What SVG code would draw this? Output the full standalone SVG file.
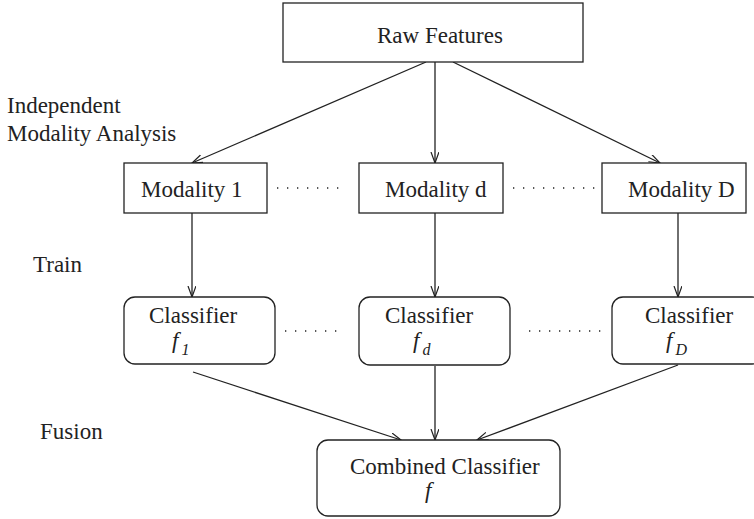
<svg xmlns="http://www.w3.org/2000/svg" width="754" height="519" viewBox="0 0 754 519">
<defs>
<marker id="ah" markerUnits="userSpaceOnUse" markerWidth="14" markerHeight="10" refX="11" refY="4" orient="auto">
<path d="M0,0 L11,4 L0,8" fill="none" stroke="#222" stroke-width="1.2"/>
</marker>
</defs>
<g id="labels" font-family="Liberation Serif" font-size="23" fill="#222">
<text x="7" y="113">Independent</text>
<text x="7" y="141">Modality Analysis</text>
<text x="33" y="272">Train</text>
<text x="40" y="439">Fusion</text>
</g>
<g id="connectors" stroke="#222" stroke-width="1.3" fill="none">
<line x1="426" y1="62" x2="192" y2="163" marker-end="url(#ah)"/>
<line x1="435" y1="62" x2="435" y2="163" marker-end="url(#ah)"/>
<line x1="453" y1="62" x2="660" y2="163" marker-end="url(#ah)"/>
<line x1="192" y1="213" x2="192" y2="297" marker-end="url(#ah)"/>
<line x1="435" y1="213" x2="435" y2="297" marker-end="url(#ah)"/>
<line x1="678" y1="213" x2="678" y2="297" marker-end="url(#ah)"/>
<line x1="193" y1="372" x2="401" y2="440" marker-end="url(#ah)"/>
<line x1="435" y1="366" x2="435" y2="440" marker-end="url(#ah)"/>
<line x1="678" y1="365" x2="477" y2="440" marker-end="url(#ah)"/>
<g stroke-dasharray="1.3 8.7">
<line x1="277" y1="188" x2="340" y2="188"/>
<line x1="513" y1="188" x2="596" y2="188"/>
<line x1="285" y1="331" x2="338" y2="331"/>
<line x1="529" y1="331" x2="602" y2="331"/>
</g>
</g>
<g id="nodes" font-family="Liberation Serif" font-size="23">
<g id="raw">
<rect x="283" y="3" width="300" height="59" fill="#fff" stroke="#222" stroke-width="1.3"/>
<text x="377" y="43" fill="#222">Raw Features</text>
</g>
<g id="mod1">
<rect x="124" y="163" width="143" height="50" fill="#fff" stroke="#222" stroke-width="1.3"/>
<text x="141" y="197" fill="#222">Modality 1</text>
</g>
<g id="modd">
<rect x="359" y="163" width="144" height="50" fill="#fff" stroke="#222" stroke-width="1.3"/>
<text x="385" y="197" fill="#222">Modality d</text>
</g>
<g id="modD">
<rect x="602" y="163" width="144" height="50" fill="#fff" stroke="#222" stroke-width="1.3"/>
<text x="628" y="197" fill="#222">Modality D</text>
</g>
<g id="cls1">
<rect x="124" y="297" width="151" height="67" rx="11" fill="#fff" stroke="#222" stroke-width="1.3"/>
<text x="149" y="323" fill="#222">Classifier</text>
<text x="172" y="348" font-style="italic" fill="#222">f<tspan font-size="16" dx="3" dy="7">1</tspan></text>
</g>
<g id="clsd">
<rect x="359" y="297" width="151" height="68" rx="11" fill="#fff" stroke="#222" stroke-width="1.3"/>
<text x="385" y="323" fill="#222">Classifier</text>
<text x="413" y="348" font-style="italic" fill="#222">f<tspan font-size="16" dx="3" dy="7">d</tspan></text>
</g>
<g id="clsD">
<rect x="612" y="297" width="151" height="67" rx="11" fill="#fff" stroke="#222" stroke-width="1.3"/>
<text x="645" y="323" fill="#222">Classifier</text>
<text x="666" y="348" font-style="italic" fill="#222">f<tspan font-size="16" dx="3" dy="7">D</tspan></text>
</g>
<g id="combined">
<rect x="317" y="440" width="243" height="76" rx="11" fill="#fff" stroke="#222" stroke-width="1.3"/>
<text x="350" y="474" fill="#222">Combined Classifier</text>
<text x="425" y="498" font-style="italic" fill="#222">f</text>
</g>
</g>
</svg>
•••••
Directive:
Without the pictures, output the full listing exactly as it stands.

Exercise result:
What SVG code would draw this? Output the full standalone SVG file.
<svg xmlns="http://www.w3.org/2000/svg" width="754" height="519" viewBox="0 0 754 519">
<defs>
<marker id="ah" markerUnits="userSpaceOnUse" markerWidth="14" markerHeight="10" refX="11" refY="4" orient="auto">
<path d="M0,0 L11,4 L0,8" fill="none" stroke="#222" stroke-width="1.2"/>
</marker>
</defs>
<g id="labels" font-family="Liberation Serif" font-size="23" fill="#222">
<text x="7" y="113">Independent</text>
<text x="7" y="141">Modality Analysis</text>
<text x="33" y="272">Train</text>
<text x="40" y="439">Fusion</text>
</g>
<g id="connectors" stroke="#222" stroke-width="1.3" fill="none">
<line x1="426" y1="62" x2="192" y2="163" marker-end="url(#ah)"/>
<line x1="435" y1="62" x2="435" y2="163" marker-end="url(#ah)"/>
<line x1="453" y1="62" x2="660" y2="163" marker-end="url(#ah)"/>
<line x1="192" y1="213" x2="192" y2="297" marker-end="url(#ah)"/>
<line x1="435" y1="213" x2="435" y2="297" marker-end="url(#ah)"/>
<line x1="678" y1="213" x2="678" y2="297" marker-end="url(#ah)"/>
<line x1="193" y1="372" x2="401" y2="440" marker-end="url(#ah)"/>
<line x1="435" y1="366" x2="435" y2="440" marker-end="url(#ah)"/>
<line x1="678" y1="365" x2="477" y2="440" marker-end="url(#ah)"/>
<g stroke-dasharray="1.3 8.7">
<line x1="277" y1="188" x2="340" y2="188"/>
<line x1="513" y1="188" x2="596" y2="188"/>
<line x1="285" y1="331" x2="338" y2="331"/>
<line x1="529" y1="331" x2="602" y2="331"/>
</g>
</g>
<g id="nodes" font-family="Liberation Serif" font-size="23">
<g id="raw">
<rect x="283" y="3" width="300" height="59" fill="#fff" stroke="#222" stroke-width="1.3"/>
<text x="377" y="43" fill="#222">Raw Features</text>
</g>
<g id="mod1">
<rect x="124" y="163" width="143" height="50" fill="#fff" stroke="#222" stroke-width="1.3"/>
<text x="141" y="197" fill="#222">Modality 1</text>
</g>
<g id="modd">
<rect x="359" y="163" width="144" height="50" fill="#fff" stroke="#222" stroke-width="1.3"/>
<text x="385" y="197" fill="#222">Modality d</text>
</g>
<g id="modD">
<rect x="602" y="163" width="144" height="50" fill="#fff" stroke="#222" stroke-width="1.3"/>
<text x="628" y="197" fill="#222">Modality D</text>
</g>
<g id="cls1">
<rect x="124" y="297" width="151" height="67" rx="11" fill="#fff" stroke="#222" stroke-width="1.3"/>
<text x="149" y="323" fill="#222">Classifier</text>
<text x="172" y="348" font-style="italic" fill="#222">f<tspan font-size="16" dx="3" dy="7">1</tspan></text>
</g>
<g id="clsd">
<rect x="359" y="297" width="151" height="68" rx="11" fill="#fff" stroke="#222" stroke-width="1.3"/>
<text x="385" y="323" fill="#222">Classifier</text>
<text x="413" y="348" font-style="italic" fill="#222">f<tspan font-size="16" dx="3" dy="7">d</tspan></text>
</g>
<g id="clsD">
<rect x="612" y="297" width="151" height="67" rx="11" fill="#fff" stroke="#222" stroke-width="1.3"/>
<text x="645" y="323" fill="#222">Classifier</text>
<text x="666" y="348" font-style="italic" fill="#222">f<tspan font-size="16" dx="3" dy="7">D</tspan></text>
</g>
<g id="combined">
<rect x="317" y="440" width="243" height="76" rx="11" fill="#fff" stroke="#222" stroke-width="1.3"/>
<text x="350" y="474" fill="#222">Combined Classifier</text>
<text x="425" y="498" font-style="italic" fill="#222">f</text>
</g>
</g>
</svg>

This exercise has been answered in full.